Postby mc2fool » September 16th, 2020, 10:46 pm

Darka wrote:I'm having difficulty working out how much we can contribute to my wife's pension without triggering the annual allowance charge by exceeding her allowance.

For example, say she earns £30,000, can we pay in the full £30,000 and get tax relief on top, or is the limit of her salary including the tax relief.

I've looked into this before, and again today but various websites seem to contradict each other.... e.g.

YouInvest have "If you earn £30,000, you should be able to contribute £30,000 gross to your pension. Of this, £24,000 will be your own money, and the taxman will add basic-rate (20%) tax relief of £6,000."

But a government site says: "You can get tax relief on private pension contributions worth up to 100% of your annual earnings." which seems to say you can pay in the whole £30,000 and get relief on top... this was my understanding until I read the YouInvest page.

No, they're not contradictory. You have to remember what tax relief means, which is you are relieved from paying any tax on the contributions, i.e. the contributions are gross.

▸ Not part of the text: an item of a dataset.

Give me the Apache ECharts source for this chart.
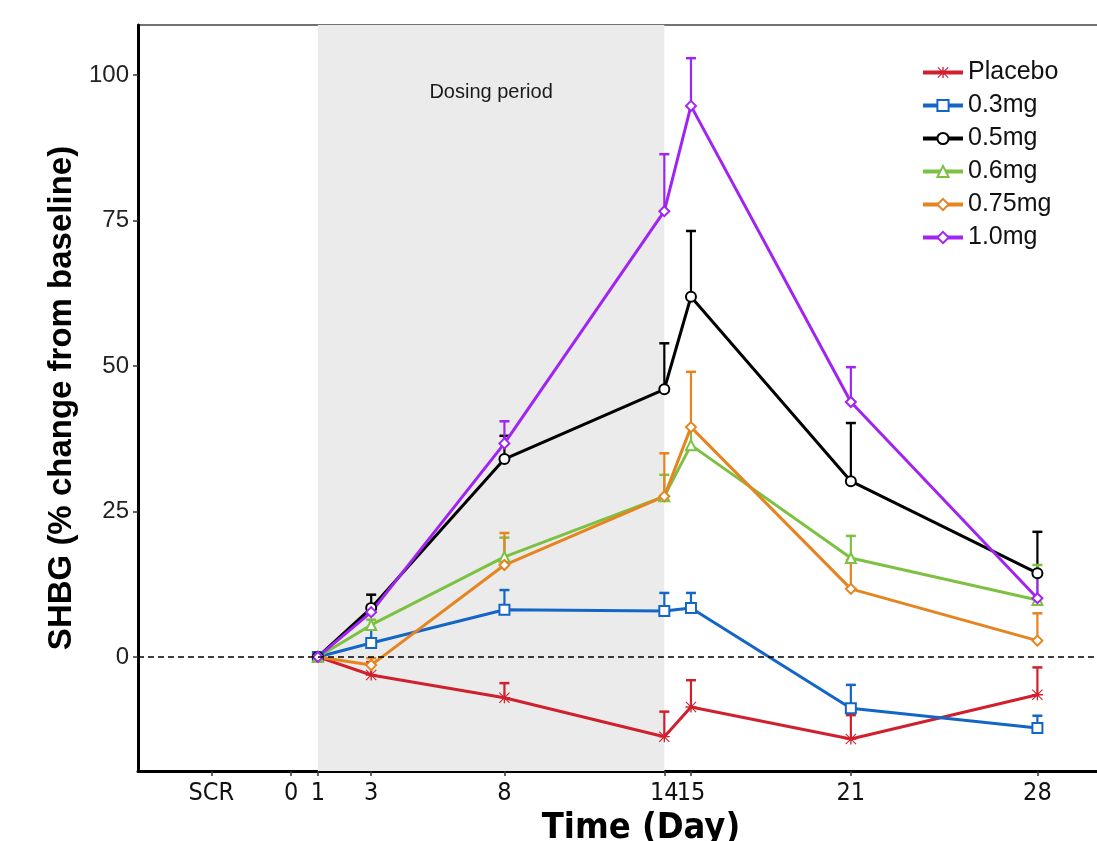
<!DOCTYPE html>
<html>
<head>
<meta charset="utf-8">
<script src="https://cdn.jsdelivr.net/npm/echarts@6/dist/echarts.min.js"></script>
<style>
  html, body { margin: 0; padding: 0; background: #fff; }
  #chart { width: 1097px; height: 841px; }
</style>
</head>
<body>
<div id="chart"></div>
<script>
// time points (days) and x tick values (-3 = screening)
var days = [1, 3, 8, 14, 15, 21, 28];
var xTicks = [-3, 0, 1, 3, 8, 14, 15, 21, 28];
var yTicks = [0, 25, 50, 75, 100];
var groups = ['Placebo', '0.3mg', '0.5mg', '0.6mg', '0.75mg', '1.0mg'];

// mean % change and top of error bar, per group
var placeboMean = [0, -3.1, -7.0, -13.7, -8.6, -14.1, -6.5];
var placeboTop  = [0, -0.9, -4.5, -9.4, -4.0, -10.0, -1.8];
var mg03Mean = [0, 2.4, 8.1, 7.9, 8.4, -8.8, -12.2];
var mg03Top  = [0, 4.8, 11.5, 11.0, 11.0, -4.8, -10.1];
var mg05Mean = [0, 8.4, 34.0, 46.0, 61.9, 30.2, 14.4];
var mg05Top  = [0, 10.7, 38.0, 53.9, 73.2, 40.2, 21.5];
var mg06Mean = [0, 5.5, 17.2, 27.6, 36.4, 17.0, 9.8];
var mg06Top  = [0, 6.4, 20.5, 31.3, 39.5, 20.8, 15.8];
var mg075Mean = [0, -1.4, 15.8, 27.6, 39.5, 11.7, 2.8];
var mg075Top  = [0, -0.2, 21.3, 35.0, 49.0, 16.7, 7.5];
var mg10Mean = [0, 7.7, 36.7, 76.6, 94.7, 43.8, 10.1];
var mg10Top  = [0, 8.9, 40.5, 86.4, 102.9, 49.8, 14.6];

var means = [placeboMean, mg03Mean, mg05Mean, mg06Mean, mg075Mean, mg10Mean];
var tops = [placeboTop, mg03Top, mg05Top, mg06Top, mg075Top, mg10Top];
var colors = ['#d0202e', '#1466c6', '#000000', '#7dc142', '#e68420', '#a224f2'];
var asterisk = 'path://M0,0.7L0.7,0L10,9.3L9.3,10Z M10,0.7L0.7,10L0,9.3L9.3,0Z M4.4,0h1.2v10h-1.2Z M0,4.4h10v1.2h-10Z';
var symbols = [asterisk, 'emptyRect', 'emptyCircle', 'emptyTriangle', 'emptyDiamond', 'emptyDiamond'];

var sansFont = "'Liberation Sans', Arial, sans-serif";
var narrowFont = "'Liberation Sans Narrow', 'DejaVu Sans Condensed', sans-serif";

var chart = echarts.init(document.getElementById('chart'));

function errBar(color) {
  return function(params, api) {
    var x = api.value(0), m = api.value(1), u = api.value(2);
    if (u === m) return null;
    var p0 = api.coord([x, m]), p1 = api.coord([x, u]);
    var w = 5;
    return {
      type: 'group',
      children: [
        { type: 'line', shape: { x1: p0[0], y1: p0[1], x2: p1[0], y2: p1[1] }, style: { stroke: color, lineWidth: 2.2 } },
        { type: 'line', shape: { x1: p1[0] - w, y1: p1[1], x2: p1[0] + w, y2: p1[1] }, style: { stroke: color, lineWidth: 2.5 } }
      ]
    };
  };
}

var series = [];
// background: dosing period shade and zero reference line
series.push({
  type: 'line', data: [], z: 1, silent: true,
  markArea: {
    silent: true,
    itemStyle: { color: '#ebebeb' },
    label: { show: true, position: 'insideTop', distance: 57, fontSize: 20, color: '#1a1a1a', fontFamily: sansFont },
    data: [[{ xAxis: 1, name: 'Dosing period' }, { xAxis: 14 }]]
  },
  markLine: {
    silent: true, symbol: 'none',
    lineStyle: { color: '#000', type: [6, 4], width: 1.5 },
    label: { show: false },
    data: [{ yAxis: 0 }]
  }
});

groups.forEach(function(g, k) {
  series.push({
    type: 'custom', z: 3, silent: true,
    renderItem: errBar(colors[k]),
    encode: { x: 0, y: [1, 2] },
    data: days.map(function(d, i) { return [d, means[k][i], tops[k][i]]; })
  });
});
groups.forEach(function(g, k) {
  series.push({
    name: g, type: 'line', z: 4,
    symbol: symbols[k], symbolSize: k === 0 ? 11 : 10,
    lineStyle: { color: colors[k], width: 3 },
    itemStyle: { color: colors[k], borderWidth: 1.5 },
    data: days.map(function(d, i) { return [d, means[k][i]]; })
  });
});

chart.setOption({
  animation: false,
  grid: {
    left: 138, top: 25, bottom: 70, right: -47, outerBoundsMode: 'none', containLabel: false,
    show: true, borderColor: '#444', borderWidth: 1.5, backgroundColor: 'transparent'
  },
  legend: {
    data: groups, orient: 'vertical', left: 916, top: 55,
    itemWidth: 40, itemHeight: 14, itemGap: 8,
    lineStyle: { width: 4 },
    textStyle: { fontSize: 25, color: '#111', fontFamily: sansFont }
  },
  xAxis: {
    type: 'value', min: -5.75, max: 32,
    name: 'Time (Day)', nameLocation: 'middle', nameGap: 37,
    nameTextStyle: { fontSize: 36, fontWeight: 'bold', color: '#000', fontFamily: narrowFont },
    axisLine: { show: true, onZero: false, lineStyle: { color: '#000', width: 3 } },
    axisTick: { show: true, length: 5, customValues: xTicks, lineStyle: { color: '#333', width: 1.5 } },
    axisLabel: {
      customValues: xTicks, margin: 10, fontSize: 25, color: '#111', fontFamily: narrowFont,
      formatter: function(v) { return v === -3 ? 'SCR' : String(v); }
    },
    splitLine: { show: false }
  },
  yAxis: {
    type: 'value', min: -19.6, max: 108.6,
    name: 'SHBG (% change from baseline)', nameLocation: 'middle', nameGap: 60,
    nameTextStyle: { fontSize: 33, fontWeight: 'bold', color: '#000', fontFamily: sansFont },
    axisLine: { show: true, onZero: false, lineStyle: { color: '#000', width: 3 } },
    axisTick: { show: true, length: 5, customValues: yTicks, lineStyle: { color: '#333', width: 1.5 } },
    axisLabel: { customValues: yTicks, margin: 9, fontSize: 24, color: '#222', fontFamily: sansFont },
    splitLine: { show: false }
  },
  series: series
});
</script>
</body>
</html>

The simple case of this is where your employer takes the contributions out of your gross pay without deducting income tax, then the gross amount goes directly into your pension. However, if you make the contribution yourself then HMRC assumes you are doing so out of net earnings and "refunds" you the tax you paid such that the end amount is gross (of course, due to the personal allowance the tax a BRT pays on their annual earnings isn't actually 20%...).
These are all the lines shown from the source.